--- start of Source data ---
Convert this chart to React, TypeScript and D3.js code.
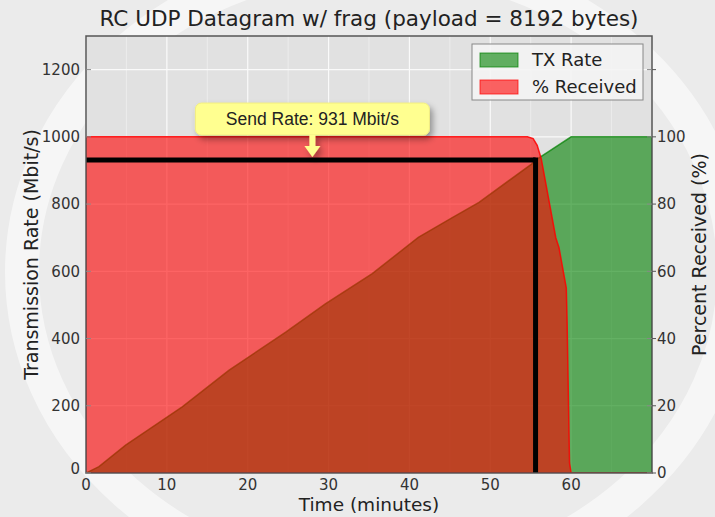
import React from "react";
import * as d3 from "d3";

// TX rate (Mbit/s) over time (minutes)
const txTime = [0, 1.6, 4.9, 11.9, 17.7, 24.7, 29.6, 35.4, 41.1, 45.3, 48.6, 55.1, 55.6, 60, 70];
const txRate = [0, 19, 83, 197, 306, 419, 503, 593, 701, 760, 805, 919, 931, 1000, 1000];

// percent received over time
const recvTime = [0, 54.6, 55.3, 55.8, 56.3, 58.1, 58.5, 59.4, 59.5, 59.8, 60, 70];
const recvPct = [100, 100, 99.5, 97.5, 93.5, 70, 67, 55, 45, 3, 0, 0];

const sendRate = 931;
const sendEnd = 55.6;
const noteAt = 28;

const xTicks = [0, 10, 20, 30, 40, 50, 60];
const xMinor = [5, 15, 25, 35, 45, 55, 65];
const rateTicks = [0, 200, 400, 600, 800, 1000, 1200];
const pctTicks = [0, 20, 40, 60, 80, 100, 120];

const W = 715;
const H = 517;
const left = 86;
const right = 652;
const top = 36;
const bottom = 473;

const dejavu = "'DejaVu Sans', sans-serif";

export default function App() {
  const x = d3.scaleLinear().domain([0, 70]).range([left, right]);
  const yRate = d3.scaleLinear().domain([0, 1300]).range([bottom, top]);
  const yPct = d3.scaleLinear().domain([0, 130]).range([bottom, top]);

  const txArea = d3
    .area<number>()
    .x((_, i) => x(txTime[i]))
    .y0(yRate(0))
    .y1((d) => yRate(d));
  const recvArea = d3
    .area<number>()
    .x((_, i) => x(recvTime[i]))
    .y0(yPct(0))
    .y1((d) => yPct(d));

  const ax = x(noteAt);
  const tipY = yRate(sendRate) - 3;
  const boxW = 234;
  const boxH = 32;
  const boxY = tipY - 54;

  return (
    <svg
      width={W}
      height={H}
      style={{ position: "absolute", left: 0, top: 0, display: "block" }}
    >
      <defs>
        <filter id="shadow" x="-20%" y="-40%" width="140%" height="200%">
          <feDropShadow dx="3" dy="4" stdDeviation="3" floodColor="#000" floodOpacity="0.35" />
        </filter>
        <clipPath id="plot">
          <rect x={left} y={top} width={right - left} height={bottom - top} />
        </clipPath>
      </defs>

      <rect width={W} height={H} fill="#ebebeb" />
      {/* faint watermark ring behind the figure */}
      <ellipse cx={378} cy={272} rx={356} ry={312} fill="none" stroke="#fff" strokeWidth={34} opacity={0.55} />

      <text x={369} y={26} textAnchor="middle" fontFamily={dejavu} fontSize={21.5} fill="#222">
        RC UDP Datagram w/ frag (payload = 8192 bytes)
      </text>

      <rect x={left} y={top} width={right - left} height={bottom - top} fill="#e1e1e1" />

      {/* grid */}
      {xMinor.map((t) => (
        <line key={"m" + t} x1={x(t)} x2={x(t)} y1={top} y2={bottom} stroke="#ececec" strokeWidth={1} />
      ))}
      {xTicks.map((t) => (
        <line key={"g" + t} x1={x(t)} x2={x(t)} y1={top} y2={bottom} stroke="#fafafa" strokeWidth={1.2} />
      ))}
      {rateTicks.map((v) => (
        <line key={"h" + v} x1={left} x2={right} y1={yRate(v)} y2={yRate(v)} stroke="#fafafa" strokeWidth={1.2} />
      ))}

      <g clipPath="url(#plot)">
        <path
          d={txArea(txRate) ?? ""}
          fill="#008000"
          fillOpacity={0.6}
          stroke="#008000"
          strokeOpacity={0.7}
          strokeWidth={1.5}
        />
        <path
          d={recvArea(recvPct) ?? ""}
          fill="#ff0000"
          fillOpacity={0.6}
          stroke="#ff0000"
          strokeOpacity={0.85}
          strokeWidth={1.5}
        />
        <line x1={x(0)} x2={x(sendEnd)} y1={yRate(sendRate)} y2={yRate(sendRate)} stroke="#000" strokeWidth={5} />
        <line x1={x(sendEnd)} x2={x(sendEnd)} y1={yRate(sendRate) - 2.5} y2={yRate(0)} stroke="#000" strokeWidth={5} />
      </g>

      {/* frame */}
      <rect x={left} y={top} width={right - left} height={bottom - top} fill="none" stroke="#555" strokeWidth={1.5} />

      {/* left ticks */}
      {rateTicks.map((v) => (
        <g key={"l" + v}>
          <line x1={left} x2={left + 5} y1={yRate(v)} y2={yRate(v)} stroke="#888" />
          <text
            x={left - 6}
            y={v === 0 ? yRate(v) - 4 : yRate(v)}
            dy="0.35em"
            textAnchor="end"
            fontFamily={dejavu}
            fontSize={15}
            fill="#333"
          >
            {v}
          </text>
        </g>
      ))}
      {/* right ticks */}
      {pctTicks.map((v) => (
        <g key={"r" + v}>
          <line x1={right} x2={right + 4} y1={yPct(v)} y2={yPct(v)} stroke="#555" />
          <line x1={right - 5} x2={right} y1={yPct(v)} y2={yPct(v)} stroke="#888" />
          {v <= 100 && (
            <text x={right + 5} y={yPct(v)} dy="0.35em" fontFamily={dejavu} fontSize={15} fill="#333">
              {v}
            </text>
          )}
        </g>
      ))}
      {/* bottom ticks */}
      {xTicks.map((t) => (
        <text key={"b" + t} x={x(t)} y={489.5} textAnchor="middle" fontFamily={dejavu} fontSize={15} fill="#333">
          {t}
        </text>
      ))}

      <text x={369} y={511} textAnchor="middle" fontFamily={dejavu} fontSize={18.5} fill="#222">
        Time (minutes)
      </text>
      <text
        transform={`translate(38,${(top + bottom) / 2}) rotate(-90)`}
        textAnchor="middle"
        fontFamily={dejavu}
        fontSize={19}
        fill="#222"
      >
        Transmission Rate (Mbit/s)
      </text>
      <text
        transform={`translate(706,${(top + bottom) / 2}) rotate(-90)`}
        textAnchor="middle"
        fontFamily={dejavu}
        fontSize={19}
        fill="#222"
      >
        Percent Received (%)
      </text>

      {/* legend */}
      <rect x={472} y={44} width={171} height={56} fill="#f4f4f4" fillOpacity={0.9} stroke="#888" strokeWidth={1} />
      <rect x={480} y={53} width={38} height={14} fill="#008000" fillOpacity={0.6} stroke="#008000" strokeOpacity={0.7} />
      <text x={532} y={66} fontFamily={dejavu} fontSize={18} fill="#222">
        TX Rate
      </text>
      <rect x={480} y={80} width={38} height={14} fill="#ff0000" fillOpacity={0.6} stroke="#ff0000" strokeOpacity={0.7} />
      <text x={532} y={93} fontFamily={dejavu} fontSize={18} fill="#222">
        % Received
      </text>

      {/* annotation */}
      <g filter="url(#shadow)">
        <rect x={ax - boxW / 2} y={boxY} width={boxW} height={boxH} rx={6} fill="#ffff90" stroke="#f2ee80" />
        <path
          d={`M${ax - 3},${boxY + boxH} L${ax - 3},${tipY - 11} L${ax - 8},${tipY - 11} L${ax},${tipY} L${ax + 8},${tipY - 11} L${ax + 3},${tipY - 11} L${ax + 3},${boxY + boxH} Z`}
          fill="#ffff90"
        />
      </g>
      <text
        x={ax}
        y={boxY + boxH / 2}
        dy="0.36em"
        textAnchor="middle"
        fontFamily="'Liberation Sans', Arial, sans-serif"
        fontSize={17.5}
        fill="#222"
      >
        Send Rate: 931 Mbit/s
      </text>
    </svg>
  );
}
--- end of Source data ---
* Challenge *
Exclude the pictures, and transcribe all of the material exactly.

* Answer for the task *
Convert this chart to React, TypeScript and D3.js code.
import React from "react";
import * as d3 from "d3";

// TX rate (Mbit/s) over time (minutes)
const txTime = [0, 1.6, 4.9, 11.9, 17.7, 24.7, 29.6, 35.4, 41.1, 45.3, 48.6, 55.1, 55.6, 60, 70];
const txRate = [0, 19, 83, 197, 306, 419, 503, 593, 701, 760, 805, 919, 931, 1000, 1000];

// percent received over time
const recvTime = [0, 54.6, 55.3, 55.8, 56.3, 58.1, 58.5, 59.4, 59.5, 59.8, 60, 70];
const recvPct = [100, 100, 99.5, 97.5, 93.5, 70, 67, 55, 45, 3, 0, 0];

const sendRate = 931;
const sendEnd = 55.6;
const noteAt = 28;

const xTicks = [0, 10, 20, 30, 40, 50, 60];
const xMinor = [5, 15, 25, 35, 45, 55, 65];
const rateTicks = [0, 200, 400, 600, 800, 1000, 1200];
const pctTicks = [0, 20, 40, 60, 80, 100, 120];

const W = 715;
const H = 517;
const left = 86;
const right = 652;
const top = 36;
const bottom = 473;

const dejavu = "'DejaVu Sans', sans-serif";

export default function App() {
  const x = d3.scaleLinear().domain([0, 70]).range([left, right]);
  const yRate = d3.scaleLinear().domain([0, 1300]).range([bottom, top]);
  const yPct = d3.scaleLinear().domain([0, 130]).range([bottom, top]);

  const txArea = d3
    .area<number>()
    .x((_, i) => x(txTime[i]))
    .y0(yRate(0))
    .y1((d) => yRate(d));
  const recvArea = d3
    .area<number>()
    .x((_, i) => x(recvTime[i]))
    .y0(yPct(0))
    .y1((d) => yPct(d));

  const ax = x(noteAt);
  const tipY = yRate(sendRate) - 3;
  const boxW = 234;
  const boxH = 32;
  const boxY = tipY - 54;

  return (
    <svg
      width={W}
      height={H}
      style={{ position: "absolute", left: 0, top: 0, display: "block" }}
    >
      <defs>
        <filter id="shadow" x="-20%" y="-40%" width="140%" height="200%">
          <feDropShadow dx="3" dy="4" stdDeviation="3" floodColor="#000" floodOpacity="0.35" />
        </filter>
        <clipPath id="plot">
          <rect x={left} y={top} width={right - left} height={bottom - top} />
        </clipPath>
      </defs>

      <rect width={W} height={H} fill="#ebebeb" />
      {/* faint watermark ring behind the figure */}
      <ellipse cx={378} cy={272} rx={356} ry={312} fill="none" stroke="#fff" strokeWidth={34} opacity={0.55} />

      <text x={369} y={26} textAnchor="middle" fontFamily={dejavu} fontSize={21.5} fill="#222">
        RC UDP Datagram w/ frag (payload = 8192 bytes)
      </text>

      <rect x={left} y={top} width={right - left} height={bottom - top} fill="#e1e1e1" />

      {/* grid */}
      {xMinor.map((t) => (
        <line key={"m" + t} x1={x(t)} x2={x(t)} y1={top} y2={bottom} stroke="#ececec" strokeWidth={1} />
      ))}
      {xTicks.map((t) => (
        <line key={"g" + t} x1={x(t)} x2={x(t)} y1={top} y2={bottom} stroke="#fafafa" strokeWidth={1.2} />
      ))}
      {rateTicks.map((v) => (
        <line key={"h" + v} x1={left} x2={right} y1={yRate(v)} y2={yRate(v)} stroke="#fafafa" strokeWidth={1.2} />
      ))}

      <g clipPath="url(#plot)">
        <path
          d={txArea(txRate) ?? ""}
          fill="#008000"
          fillOpacity={0.6}
          stroke="#008000"
          strokeOpacity={0.7}
          strokeWidth={1.5}
        />
        <path
          d={recvArea(recvPct) ?? ""}
          fill="#ff0000"
          fillOpacity={0.6}
          stroke="#ff0000"
          strokeOpacity={0.85}
          strokeWidth={1.5}
        />
        <line x1={x(0)} x2={x(sendEnd)} y1={yRate(sendRate)} y2={yRate(sendRate)} stroke="#000" strokeWidth={5} />
        <line x1={x(sendEnd)} x2={x(sendEnd)} y1={yRate(sendRate) - 2.5} y2={yRate(0)} stroke="#000" strokeWidth={5} />
      </g>

      {/* frame */}
      <rect x={left} y={top} width={right - left} height={bottom - top} fill="none" stroke="#555" strokeWidth={1.5} />

      {/* left ticks */}
      {rateTicks.map((v) => (
        <g key={"l" + v}>
          <line x1={left} x2={left + 5} y1={yRate(v)} y2={yRate(v)} stroke="#888" />
          <text
            x={left - 6}
            y={v === 0 ? yRate(v) - 4 : yRate(v)}
            dy="0.35em"
            textAnchor="end"
            fontFamily={dejavu}
            fontSize={15}
            fill="#333"
          >
            {v}
          </text>
        </g>
      ))}
      {/* right ticks */}
      {pctTicks.map((v) => (
        <g key={"r" + v}>
          <line x1={right} x2={right + 4} y1={yPct(v)} y2={yPct(v)} stroke="#555" />
          <line x1={right - 5} x2={right} y1={yPct(v)} y2={yPct(v)} stroke="#888" />
          {v <= 100 && (
            <text x={right + 5} y={yPct(v)} dy="0.35em" fontFamily={dejavu} fontSize={15} fill="#333">
              {v}
            </text>
          )}
        </g>
      ))}
      {/* bottom ticks */}
      {xTicks.map((t) => (
        <text key={"b" + t} x={x(t)} y={489.5} textAnchor="middle" fontFamily={dejavu} fontSize={15} fill="#333">
          {t}
        </text>
      ))}

      <text x={369} y={511} textAnchor="middle" fontFamily={dejavu} fontSize={18.5} fill="#222">
        Time (minutes)
      </text>
      <text
        transform={`translate(38,${(top + bottom) / 2}) rotate(-90)`}
        textAnchor="middle"
        fontFamily={dejavu}
        fontSize={19}
        fill="#222"
      >
        Transmission Rate (Mbit/s)
      </text>
      <text
        transform={`translate(706,${(top + bottom) / 2}) rotate(-90)`}
        textAnchor="middle"
        fontFamily={dejavu}
        fontSize={19}
        fill="#222"
      >
        Percent Received (%)
      </text>

      {/* legend */}
      <rect x={472} y={44} width={171} height={56} fill="#f4f4f4" fillOpacity={0.9} stroke="#888" strokeWidth={1} />
      <rect x={480} y={53} width={38} height={14} fill="#008000" fillOpacity={0.6} stroke="#008000" strokeOpacity={0.7} />
      <text x={532} y={66} fontFamily={dejavu} fontSize={18} fill="#222">
        TX Rate
      </text>
      <rect x={480} y={80} width={38} height={14} fill="#ff0000" fillOpacity={0.6} stroke="#ff0000" strokeOpacity={0.7} />
      <text x={532} y={93} fontFamily={dejavu} fontSize={18} fill="#222">
        % Received
      </text>

      {/* annotation */}
      <g filter="url(#shadow)">
        <rect x={ax - boxW / 2} y={boxY} width={boxW} height={boxH} rx={6} fill="#ffff90" stroke="#f2ee80" />
        <path
          d={`M${ax - 3},${boxY + boxH} L${ax - 3},${tipY - 11} L${ax - 8},${tipY - 11} L${ax},${tipY} L${ax + 8},${tipY - 11} L${ax + 3},${tipY - 11} L${ax + 3},${boxY + boxH} Z`}
          fill="#ffff90"
        />
      </g>
      <text
        x={ax}
        y={boxY + boxH / 2}
        dy="0.36em"
        textAnchor="middle"
        fontFamily="'Liberation Sans', Arial, sans-serif"
        fontSize={17.5}
        fill="#222"
      >
        Send Rate: 931 Mbit/s
      </text>
    </svg>
  );
}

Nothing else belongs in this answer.